Le primitivisme littéraire ne touche toutefois pas seulement à la mise en valeur d’une littérature extra-occidentale, mais aussi aux écrits d’avant-garde eux-mêmes. Non seulement les écrivains commentent ces formes d’expression autres, mais ils s’en inspirent aussi dans leur propre pratique d’écriture, en mettant en scène des éléments supposés africains ou en travaillant une poétique. L’exemple africain suscite une réflexion sur la manière de signifier et de représenter, sur la matérialité du langage et sur ses modes de performance, au cœur du renouvellement opéré par les avant-gardes.
Aucun de ces écrivains, pourtant, ne s’est rendu sur le continent africain. L’Afrique, dans leurs écrits, est une construction textuelle, fabriquée à partir de sources multiples. À défaut de connaître le continent, ils s’inspirent de lectures scientifiques, mais aussi d’une culture populaire coloniale. La singularité du primitivisme littéraire tient à la diversité des représentations mobilisées, ainsi qu’à un faible degré de référentialité. Les écrivain·e·s d’avant-garde ne cherchent en effet pas à représenter une réalité africaine et se distinguent ainsi de la tradition de l’exotisme. De manière consciente, iels se réfèrent moins à l’Afrique géographique qu’à une matière discursive, affichant une réflexivité critique. Ce détachement face au réel africain et à leur propre pratique est caractéristique du primitivisme littéraire. Il nuance la compréhension que l’on peut avoir du rapport des avant-gardes au référent africain ; celles-ci n’expriment pas seulement un émerveillement naïf pour les arts extra-occidentaux, mais en transforment consciemment les formes et les significations.
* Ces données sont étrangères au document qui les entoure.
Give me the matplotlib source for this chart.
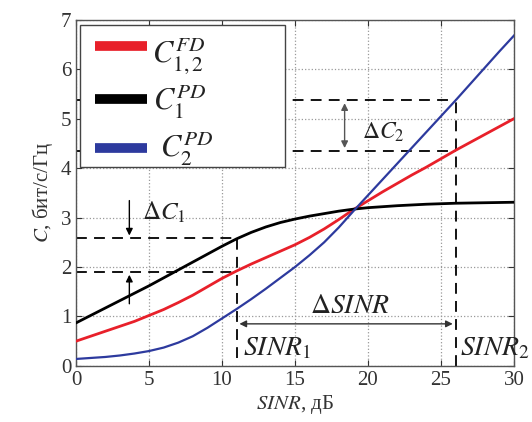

Si le dernier chapitre seul traite d’un phénomène intertextuel à proprement dit, soit d’une « littérature au second degré », tout l’essai est orienté par l’idée que le primitivisme est une création textuelle, une Afrique palimpseste, dont il s’applique à dégager le processus de fabrication en plusieurs degrés. Se refusant à faire « le récit têtu d’un génie autosuffisant », selon les termes de Joshua Cohen, il ne considère pas les écrivains d’avant-garde comme les inventeurs de l’« art nègre », mais comme des médiateurs, dont le geste primitiviste a transformé l’histoire de la littérature francophone africaine autant que française.